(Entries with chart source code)
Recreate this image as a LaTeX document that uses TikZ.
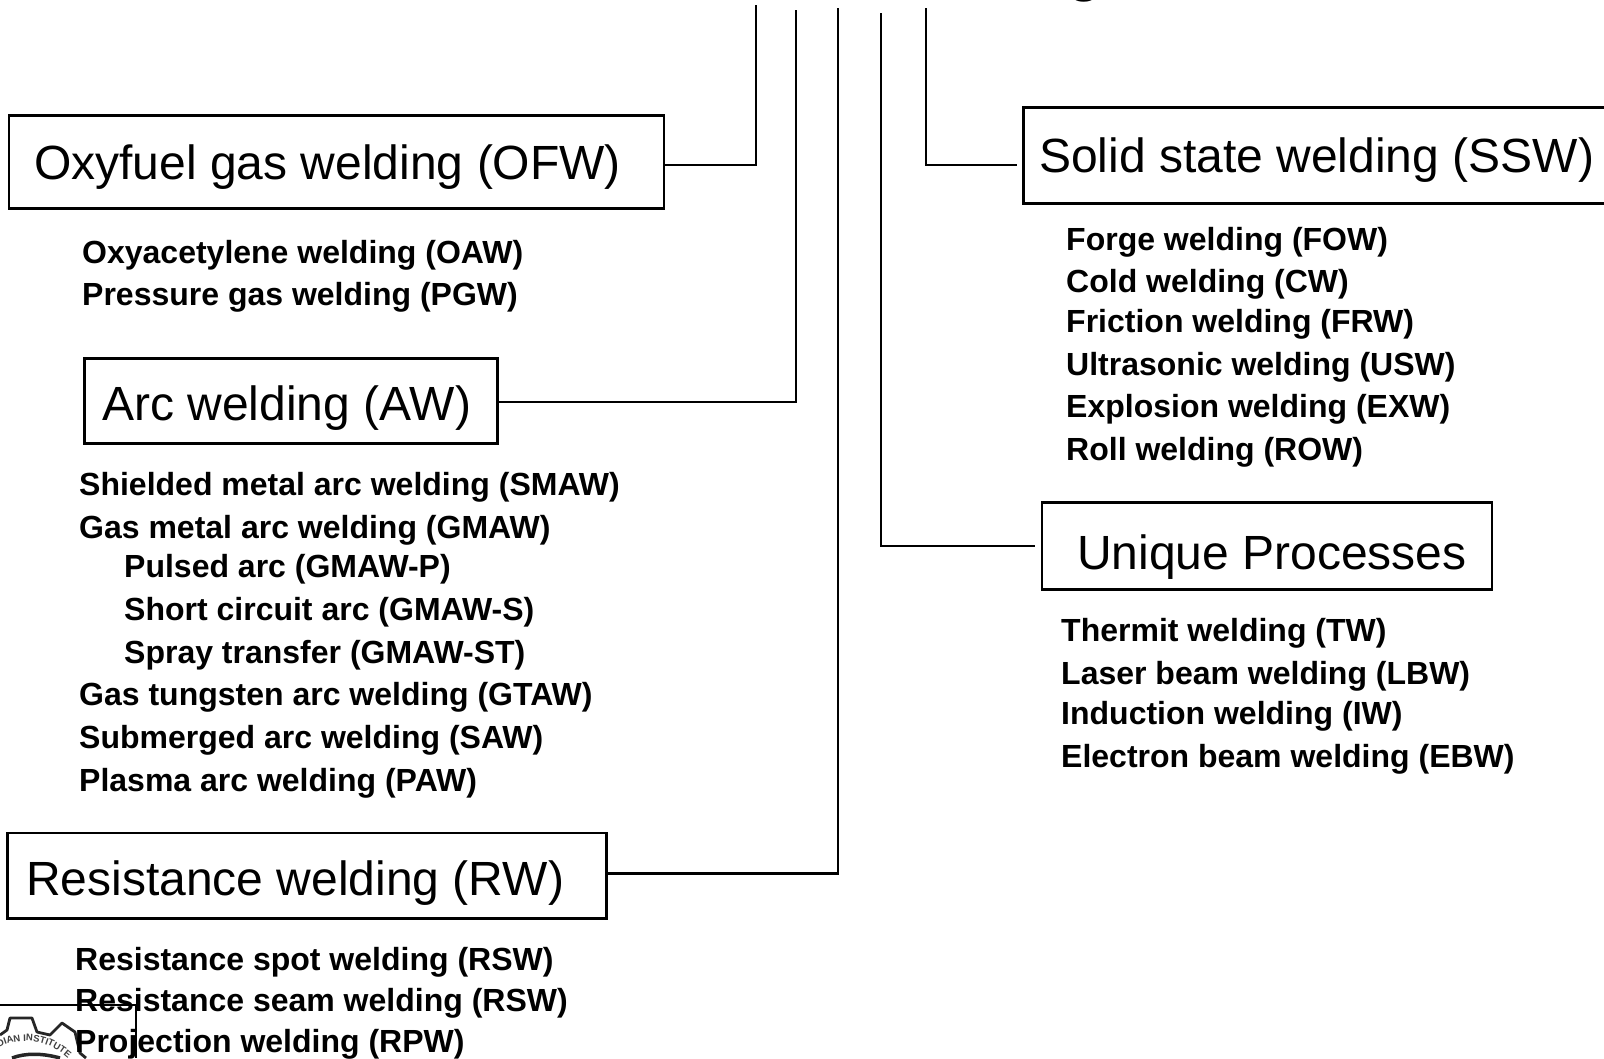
\documentclass[tikz,border=0pt]{standalone}
\usepackage{fontspec}
\setmainfont{Liberation Sans}
\usetikzlibrary{decorations.text}
\tikzset{
  x=1pt,y=-1pt,
  box/.style={draw=black,line width=2.6pt,inner sep=0pt,anchor=north west},
  boxlabel/.style={font=\fontsize{48}{48}\selectfont,anchor=base west,inner sep=0pt},
  item/.style={font=\bfseries\fontsize{32}{32}\selectfont,anchor=base west,inner sep=0pt},
  wire/.style={draw=black,line width=2.6pt,line cap=butt},
  logo/.style={draw=black!85,line width=2.8pt,line join=round},
}
\begin{document}
\begin{tikzpicture}
\useasboundingbox (0,0) rectangle (1604,1058);
\clip (0,0) rectangle (1604,1058);
\fill[white] (0,0) rectangle (1604,1058);
% logo fragment
\draw[logo] (0,1035) -- (7,1030) -- (10,1018) -- (32,1018) -- (37,1032) -- (50,1035) -- (62,1023) -- (75,1032) -- (80,1053) -- (86,1058);
\draw[black!85,line width=3.5pt] (12,1058) .. controls (25,1053) and (42,1053) .. (60,1058);
\path[decorate,decoration={text along path,text align=center,
  text={|\bfseries\fontsize{9.5}{9.5}\selectfont\color{black!75}|INDIAN INSTITUTE}}]
  (-14,1056) .. controls (10,1036) and (45,1034) .. (72,1062);
\coordinate (lgL) at (0,1005);
\coordinate (lgC) at (136,1005);
\coordinate (lgB) at (136,1058);
\draw[black,line width=2.6pt] (lgL) -- (lgC) -- (lgB);
% boxes
\node[box,minimum width=655pt,minimum height=93pt] (ofw) at (7.8,114.2) {};
\node[box,minimum width=413pt,minimum height=85pt] (aw) at (83,357) {};
\node[box,minimum width=599pt,minimum height=85.5pt] (rw) at (6,831.5) {};
\node[box,minimum width=620pt,minimum height=96pt] (ssw) at (1022,106) {};
\node[box,minimum width=450pt,minimum height=87pt] (up) at (1040.5,501) {};
% box labels
\node[boxlabel] (ofwt) at (34,179) {Oxyfuel gas welding (OFW)};
\node[boxlabel] (awt) at (102,420) {Arc welding (AW)};
\node[boxlabel] (rwt) at (26,895) {Resistance welding (RW)};
\node[boxlabel] (sswt) at (1039,172) {Solid state welding (SSW)};
\node[boxlabel] (upt) at (1077,569) {Unique Processes};
% heading remnant
\node[font=\fontsize{66}{66}\selectfont,anchor=base,inner sep=0pt] (head) at (1085,-12) {g};
% connector ends
\coordinate (t1) at (756,5);
\coordinate (t2) at (796,10);
\coordinate (t3) at (838,8);
\coordinate (t4) at (881,13);
\coordinate (t5) at (926,8);
\draw[wire] (t1) |- (ofw.east |- 0,165);
\draw[wire] (t2) |- (aw.east |- 0,402);
\draw[wire] (t3) |- (rw.east |- 0,873.5);
\draw[wire] (t4) |- (1035,546);
\draw[wire] (t5) |- (1017,165);
% items
\foreach \t/\xx/\yy/\n in {
Oxyacetylene welding (OAW)/82/263/a1,
Pressure gas welding (PGW)/82/305/a2,
Shielded metal arc welding (SMAW)/79/495/b1,
Gas metal arc welding (GMAW)/79/538/b2,
Pulsed arc (GMAW-P)/124/577/b3,
Short circuit arc (GMAW-S)/124/620/b4,
Spray transfer (GMAW-ST)/124/663/b5,
Gas tungsten arc welding (GTAW)/79/705/b6,
Submerged arc welding (SAW)/79/748/b7,
Plasma arc welding (PAW)/79/791/b8,
Resistance spot welding (RSW)/75/970/c1,
Resistance seam welding (RSW)/75/1011/c2,
Projection welding (RPW)/75/1052/c3,
Forge welding (FOW)/1066/250/d1,
Cold welding (CW)/1066/292/d2,
Friction welding (FRW)/1066/332/d3,
Ultrasonic welding (USW)/1066/375/d4,
Explosion welding (EXW)/1066/417/d5,
Roll welding (ROW)/1066/460/d6,
Thermit welding (TW)/1061/641/e1,
Laser beam welding (LBW)/1061/684/e2,
Induction welding (IW)/1061/724/e3,
Electron beam welding (EBW)/1061/767/e4}
{\node[item] (\n) at (\xx,\yy) {\t};}
\end{tikzpicture}
\end{document}
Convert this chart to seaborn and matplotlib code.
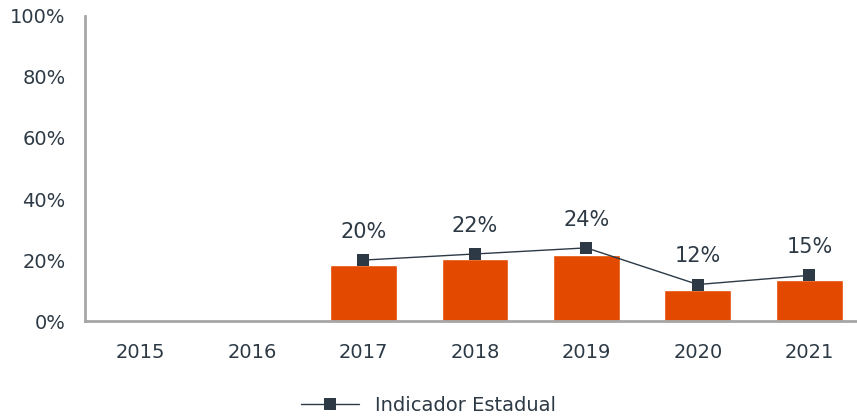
import numpy as np
import pandas as pd
import matplotlib.pyplot as plt
import seaborn as sns

# dados
anos = ['2015', '2016', '2017', '2018', '2019', '2020', '2021']
barras = [np.nan, np.nan, 18.4, 20.3, 21.6, 10.2, 13.4]
indicador = [np.nan, np.nan, 20, 22, 24, 12, 15]
rotulos = ['', '', '20%', '22%', '24%', '12%', '15%']

cor_barra = '#e34a00'
cor_texto = '#2d3a45'
cor_eixo = '#a6a6a6'

sns.set_style('white')
plt.rcParams['font.family'] = ['DejaVu Sans']

df = pd.DataFrame({'ano': anos, 'barra': barras, 'indicador': indicador})
df['pos'] = range(len(anos))

fig = plt.figure(figsize=(8.57, 4.16), dpi=100)
ax = fig.add_axes([0.099, 0.228, 0.9, 0.734])

sns.barplot(data=df, x='ano', y='barra', order=anos, color=cor_barra,
            width=0.6, saturation=1, ax=ax)

d = df.dropna(subset=['indicador'])
sns.lineplot(x=d['pos'], y=d['indicador'], color=cor_texto, linewidth=1,
             marker='s', markersize=9, markeredgewidth=0,
             label='Indicador Estadual', legend=False, ax=ax)

for _, row in d.iterrows():
    ax.annotate(rotulos[row['pos']], (row['pos'], row['indicador']),
                xytext=(0, 13), textcoords='offset points', ha='center',
                va='bottom', fontsize=15, color=cor_texto)

ax.set_xlim(-0.5, 6.42)
ax.set_ylim(0, 100)
ax.set_yticks([0, 20, 40, 60, 80, 100])
ax.set_yticklabels([f'{v}%' for v in [0, 20, 40, 60, 80, 100]])
ax.set_xlabel('')
ax.set_ylabel('')

sns.despine(ax=ax)
for s in ['left', 'bottom']:
    ax.spines[s].set_color(cor_eixo)
    ax.spines[s].set_linewidth(2)
ax.tick_params(axis='both', length=6, width=1.5, color=cor_eixo,
               labelsize=14, labelcolor=cor_texto, direction='out')
ax.tick_params(axis='x', pad=10)
ax.tick_params(axis='y', pad=8)

handles, labels = ax.get_legend_handles_labels()
fig.legend(handles, labels, loc='lower center', bbox_to_anchor=(0.5, -0.04),
           frameon=False, fontsize=14, labelcolor=cor_texto, handlelength=3)

fig.savefig('out.png', dpi=100)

**Request**
Your first line is the one with "Convert this chart", and your last is the one with "label='Indicador Estadual', legend=False, ax=ax)". Copy those and every line between them exactly, without any pictures.

**Response to the exercise**
Convert this chart to seaborn and matplotlib code.
import numpy as np
import pandas as pd
import matplotlib.pyplot as plt
import seaborn as sns

# dados
anos = ['2015', '2016', '2017', '2018', '2019', '2020', '2021']
barras = [np.nan, np.nan, 18.4, 20.3, 21.6, 10.2, 13.4]
indicador = [np.nan, np.nan, 20, 22, 24, 12, 15]
rotulos = ['', '', '20%', '22%', '24%', '12%', '15%']

cor_barra = '#e34a00'
cor_texto = '#2d3a45'
cor_eixo = '#a6a6a6'

sns.set_style('white')
plt.rcParams['font.family'] = ['DejaVu Sans']

df = pd.DataFrame({'ano': anos, 'barra': barras, 'indicador': indicador})
df['pos'] = range(len(anos))

fig = plt.figure(figsize=(8.57, 4.16), dpi=100)
ax = fig.add_axes([0.099, 0.228, 0.9, 0.734])

sns.barplot(data=df, x='ano', y='barra', order=anos, color=cor_barra,
            width=0.6, saturation=1, ax=ax)

d = df.dropna(subset=['indicador'])
sns.lineplot(x=d['pos'], y=d['indicador'], color=cor_texto, linewidth=1,
             marker='s', markersize=9, markeredgewidth=0,
             label='Indicador Estadual', legend=False, ax=ax)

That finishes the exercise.